The Zoe Life - A Framework for Living
Stewardship & Worship

When Ministry Is Not Ministry

Platform vs. Altar

Ministry has always been defined by service. By pouring out. By tending what is entrusted. By carrying responsibility with humility.

But in many places today, ministry has quietly shifted from stewardship to visibility — from altar to platform.

And when ministry becomes centered on platform rather than altar, it loses its power to transform.

Because ministry is not ministry when the platform replaces the altar.

The Subtle Exchange

Altars are hidden. They are built in private surrender, quiet obedience, and unseen faithfulness. Platforms are public. They amplify voices, gather attention, and reward charisma.

Neither is evil.

But the problem begins when the platform becomes the goal and the altar becomes optional.

  • When preparation replaces prayer
  • When reach replaces repentance
  • When exposure replaces endurance

Why Platforms Are So Tempting

Platforms feel productive. They show results. Demonstrate growth. Signal success.

Altars feel slow. They require waiting. They demand death. They often go unnoticed.

But ministry was never meant to be impressive. It was meant to be faithful.

The Altar Is Where Authority Is Formed

In Scripture, authority was never conferred on platforms. It was forged at altars.

  • Moses in obscurity
  • David in anonymity
  • Elijah in hidden places

Before public ministry came private surrender.

Platforms reveal what is already formed. Altars form what can later be trusted.

When Ministry Becomes Image Management

One of the clearest signs ministry has drifted from altar to platform is image consciousness.

  • Messages are shaped for reception rather than truth
  • Decisions are filtered through optics rather than obedience
  • Correction is avoided to preserve reputation

Ministry begins protecting itself instead of shepherding others.

Why God Withholds Growth

God is not withholding fruit to frustrate His servants. He is withholding exposure to protect them.

  • Platform without altar produces collapse
  • Influence without intimacy produces burnout
  • Visibility without surrender produces compromise

God grows what can bear weight.

Ministry That Flows From the Altar

Ministry anchored in the altar carries quiet authority.

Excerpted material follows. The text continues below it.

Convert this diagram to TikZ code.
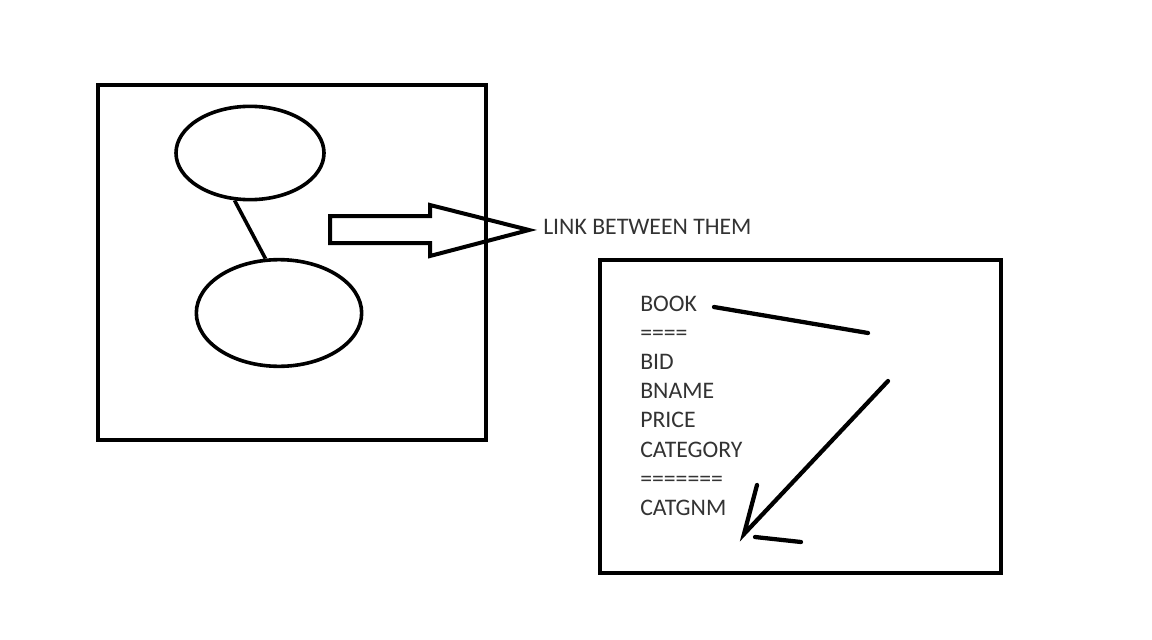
\documentclass[tikz,border=0pt]{standalone}
\usepackage{fontspec}
\setmainfont{Carlito}
\usetikzlibrary{shapes.geometric}
\definecolor{txt}{HTML}{333333}
\begin{document}
\begin{tikzpicture}[x=0.75pt,y=-0.75pt,
  thick line/.style={line width=3pt,black},
  oval/.style={ellipse,draw,line width=2.7pt,inner sep=0pt},
  label text/.style={font=\fontsize{17.8pt}{21pt}\selectfont,text=txt,inner sep=0pt,anchor=base west},
  stroke/.style={line width=3.2pt,line cap=round,black}]
\useasboundingbox (0,0) rectangle (1152,639);
\fill[white] (0,0) rectangle (1152,639);
% left box
\draw[thick line] (98,85) rectangle (486,440);
\node[oval,minimum width=111pt,minimum height=70pt] (e1) at (250,153) {};
\node[oval,minimum width=124pt,minimum height=80pt] (e2) at (279,313) {};
\draw[line width=2.7pt] (e1.-108) -- (e2.104);
% block arrow
\coordinate (a1) at (330,216);
\coordinate (a2) at (430,216);
\coordinate (a3) at (430,205);
\coordinate (tip) at (529,230);
\coordinate (a5) at (430,256);
\coordinate (a6) at (430,243);
\coordinate (a7) at (330,243);
\draw[line width=3pt,line join=miter] (a1) -- (a2) -- (a3) -- (tip) -- (a5) -- (a6) -- (a7) -- cycle;
\node[label text] (link) at (543,234) {LINK BETWEEN THEM};
% right box
\draw[thick line] (600,260) rectangle (1001,573);
\node[label text] (l1) at (640,311) {BOOK};
\node[label text] (l2) at (640,340) {====};
\node[label text] (l3) at (640,369) {BID};
\node[label text] (l4) at (640,398) {BNAME};
\node[label text] (l5) at (640,427) {PRICE};
\node[label text] (l6) at (640,457) {CATEGORY};
\node[label text] (l7) at (640,486) {=======};
\node[label text] (l8) at (640,515) {CATGNM};
% hand-drawn strokes
\coordinate (s1) at (714,307);
\coordinate (s2) at (868,333);
\coordinate (b1) at (888,381);
\coordinate (b2) at (744,534);
\coordinate (h1) at (757,485);
\coordinate (h2) at (755,537);
\coordinate (h3) at (801,542);
\draw[stroke] (s1) -- (s2);
\draw[stroke] (b1) -- (b2) -- (h1);
\draw[stroke] (h2) -- (h3);
\end{tikzpicture}
\end{document}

  • It does not need constant affirmation
  • It does not chase relevance
  • It does not fear obscurity

Its power comes from presence, not presentation.

People encounter God — not just the minister.

A Call Back to the Altar

God is calling His people back to ministry that bleeds privately before it blesses publicly.

  • Back to prayer before programs
  • Back to repentance before reach
  • Back to surrender before success

A Closing Word

Platform without altar is not ministry.

  • It may look active
  • It may look effective
  • It may draw attention

But ministry that pleases God is forged in surrender and revealed in service.

Because true ministry does not begin when people see you. It begins when God does.